Exercise description =>
Copy each line below exactly and leave the pictures out.

— START Data —

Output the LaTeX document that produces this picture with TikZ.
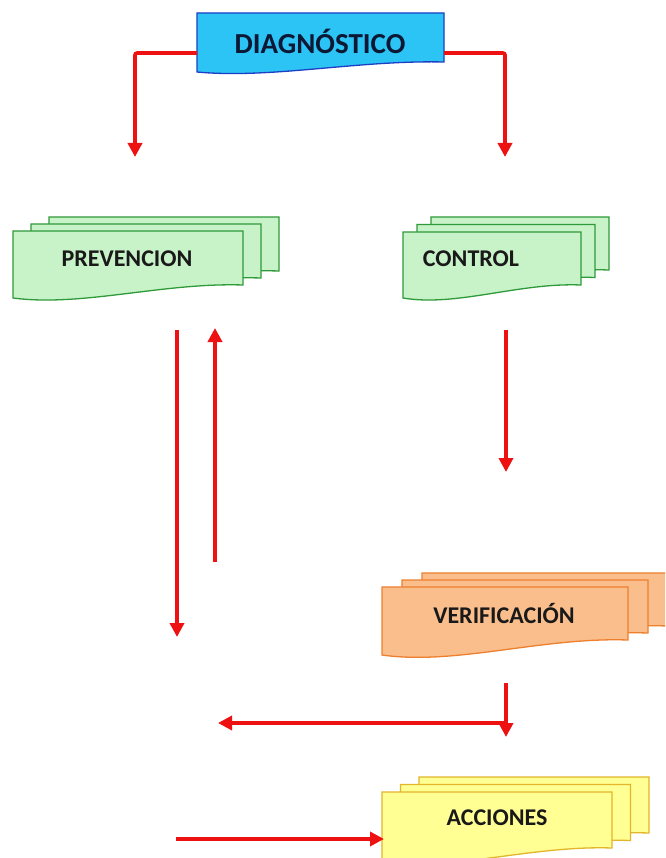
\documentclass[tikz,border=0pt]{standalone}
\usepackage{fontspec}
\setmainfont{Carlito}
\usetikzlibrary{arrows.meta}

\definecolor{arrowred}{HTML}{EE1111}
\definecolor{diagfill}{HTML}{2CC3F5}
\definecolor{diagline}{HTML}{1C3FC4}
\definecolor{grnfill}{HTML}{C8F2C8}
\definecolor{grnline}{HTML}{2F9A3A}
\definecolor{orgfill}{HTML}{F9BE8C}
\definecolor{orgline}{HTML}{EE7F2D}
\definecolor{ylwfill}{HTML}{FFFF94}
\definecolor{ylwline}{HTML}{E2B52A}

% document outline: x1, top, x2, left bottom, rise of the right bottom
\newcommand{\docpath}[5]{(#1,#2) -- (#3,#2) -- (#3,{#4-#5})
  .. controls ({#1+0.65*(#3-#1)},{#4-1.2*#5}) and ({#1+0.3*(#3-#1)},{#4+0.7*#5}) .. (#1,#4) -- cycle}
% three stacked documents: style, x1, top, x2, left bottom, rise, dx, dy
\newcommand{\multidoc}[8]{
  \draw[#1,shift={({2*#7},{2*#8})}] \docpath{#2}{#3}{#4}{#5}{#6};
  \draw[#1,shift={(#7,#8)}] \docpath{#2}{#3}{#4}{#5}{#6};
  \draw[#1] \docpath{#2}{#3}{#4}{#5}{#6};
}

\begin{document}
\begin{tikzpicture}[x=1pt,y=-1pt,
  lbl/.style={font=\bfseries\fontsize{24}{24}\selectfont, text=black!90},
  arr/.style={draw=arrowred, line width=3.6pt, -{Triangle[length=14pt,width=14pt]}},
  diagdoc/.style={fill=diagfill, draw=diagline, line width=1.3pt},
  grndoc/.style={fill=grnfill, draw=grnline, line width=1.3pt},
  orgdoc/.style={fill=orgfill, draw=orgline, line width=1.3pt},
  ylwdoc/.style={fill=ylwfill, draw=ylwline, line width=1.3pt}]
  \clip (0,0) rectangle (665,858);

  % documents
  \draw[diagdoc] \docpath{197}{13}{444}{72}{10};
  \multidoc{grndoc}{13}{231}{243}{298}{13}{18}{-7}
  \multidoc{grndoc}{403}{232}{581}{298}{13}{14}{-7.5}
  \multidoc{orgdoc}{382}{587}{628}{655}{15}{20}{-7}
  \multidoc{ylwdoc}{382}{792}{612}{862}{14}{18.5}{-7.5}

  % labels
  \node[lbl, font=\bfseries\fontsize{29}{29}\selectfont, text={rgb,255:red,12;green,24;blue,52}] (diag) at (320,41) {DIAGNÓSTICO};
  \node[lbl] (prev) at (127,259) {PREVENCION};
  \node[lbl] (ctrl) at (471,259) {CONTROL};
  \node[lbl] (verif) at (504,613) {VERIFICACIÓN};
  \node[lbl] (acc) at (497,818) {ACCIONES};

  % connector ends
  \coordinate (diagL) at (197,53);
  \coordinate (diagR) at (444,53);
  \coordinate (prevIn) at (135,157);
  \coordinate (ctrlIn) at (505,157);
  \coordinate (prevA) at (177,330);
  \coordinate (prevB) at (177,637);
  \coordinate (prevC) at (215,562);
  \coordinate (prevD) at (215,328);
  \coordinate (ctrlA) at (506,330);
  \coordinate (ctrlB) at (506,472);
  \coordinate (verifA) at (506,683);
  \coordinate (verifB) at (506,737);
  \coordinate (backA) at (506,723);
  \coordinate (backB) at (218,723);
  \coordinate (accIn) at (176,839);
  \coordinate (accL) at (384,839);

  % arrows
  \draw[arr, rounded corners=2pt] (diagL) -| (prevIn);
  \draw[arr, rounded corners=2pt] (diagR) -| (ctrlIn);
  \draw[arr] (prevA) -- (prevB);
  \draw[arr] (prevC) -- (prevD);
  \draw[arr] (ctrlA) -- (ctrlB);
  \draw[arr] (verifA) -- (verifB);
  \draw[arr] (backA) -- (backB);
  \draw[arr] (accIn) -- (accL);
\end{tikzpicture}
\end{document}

— END Data —

Output for this task =>
Output the LaTeX document that produces this picture with TikZ.
\documentclass[tikz,border=0pt]{standalone}
\usepackage{fontspec}
\setmainfont{Carlito}
\usetikzlibrary{arrows.meta}

\definecolor{arrowred}{HTML}{EE1111}
\definecolor{diagfill}{HTML}{2CC3F5}
\definecolor{diagline}{HTML}{1C3FC4}
\definecolor{grnfill}{HTML}{C8F2C8}
\definecolor{grnline}{HTML}{2F9A3A}
\definecolor{orgfill}{HTML}{F9BE8C}
\definecolor{orgline}{HTML}{EE7F2D}
\definecolor{ylwfill}{HTML}{FFFF94}
\definecolor{ylwline}{HTML}{E2B52A}

% document outline: x1, top, x2, left bottom, rise of the right bottom
\newcommand{\docpath}[5]{(#1,#2) -- (#3,#2) -- (#3,{#4-#5})
  .. controls ({#1+0.65*(#3-#1)},{#4-1.2*#5}) and ({#1+0.3*(#3-#1)},{#4+0.7*#5}) .. (#1,#4) -- cycle}
% three stacked documents: style, x1, top, x2, left bottom, rise, dx, dy
\newcommand{\multidoc}[8]{
  \draw[#1,shift={({2*#7},{2*#8})}] \docpath{#2}{#3}{#4}{#5}{#6};
  \draw[#1,shift={(#7,#8)}] \docpath{#2}{#3}{#4}{#5}{#6};
  \draw[#1] \docpath{#2}{#3}{#4}{#5}{#6};
}

\begin{document}
\begin{tikzpicture}[x=1pt,y=-1pt,
  lbl/.style={font=\bfseries\fontsize{24}{24}\selectfont, text=black!90},
  arr/.style={draw=arrowred, line width=3.6pt, -{Triangle[length=14pt,width=14pt]}},
  diagdoc/.style={fill=diagfill, draw=diagline, line width=1.3pt},
  grndoc/.style={fill=grnfill, draw=grnline, line width=1.3pt},
  orgdoc/.style={fill=orgfill, draw=orgline, line width=1.3pt},
  ylwdoc/.style={fill=ylwfill, draw=ylwline, line width=1.3pt}]
  \clip (0,0) rectangle (665,858);

  % documents
  \draw[diagdoc] \docpath{197}{13}{444}{72}{10};
  \multidoc{grndoc}{13}{231}{243}{298}{13}{18}{-7}
  \multidoc{grndoc}{403}{232}{581}{298}{13}{14}{-7.5}
  \multidoc{orgdoc}{382}{587}{628}{655}{15}{20}{-7}
  \multidoc{ylwdoc}{382}{792}{612}{862}{14}{18.5}{-7.5}

  % labels
  \node[lbl, font=\bfseries\fontsize{29}{29}\selectfont, text={rgb,255:red,12;green,24;blue,52}] (diag) at (320,41) {DIAGNÓSTICO};
  \node[lbl] (prev) at (127,259) {PREVENCION};
  \node[lbl] (ctrl) at (471,259) {CONTROL};
  \node[lbl] (verif) at (504,613) {VERIFICACIÓN};
  \node[lbl] (acc) at (497,818) {ACCIONES};

  % connector ends
  \coordinate (diagL) at (197,53);
  \coordinate (diagR) at (444,53);
  \coordinate (prevIn) at (135,157);
  \coordinate (ctrlIn) at (505,157);
  \coordinate (prevA) at (177,330);
  \coordinate (prevB) at (177,637);
  \coordinate (prevC) at (215,562);
  \coordinate (prevD) at (215,328);
  \coordinate (ctrlA) at (506,330);
  \coordinate (ctrlB) at (506,472);
  \coordinate (verifA) at (506,683);
  \coordinate (verifB) at (506,737);
  \coordinate (backA) at (506,723);
  \coordinate (backB) at (218,723);
  \coordinate (accIn) at (176,839);
  \coordinate (accL) at (384,839);

  % arrows
  \draw[arr, rounded corners=2pt] (diagL) -| (prevIn);
  \draw[arr, rounded corners=2pt] (diagR) -| (ctrlIn);
  \draw[arr] (prevA) -- (prevB);
  \draw[arr] (prevC) -- (prevD);
  \draw[arr] (ctrlA) -- (ctrlB);
  \draw[arr] (verifA) -- (verifB);
  \draw[arr] (backA) -- (backB);
  \draw[arr] (accIn) -- (accL);
\end{tikzpicture}
\end{document}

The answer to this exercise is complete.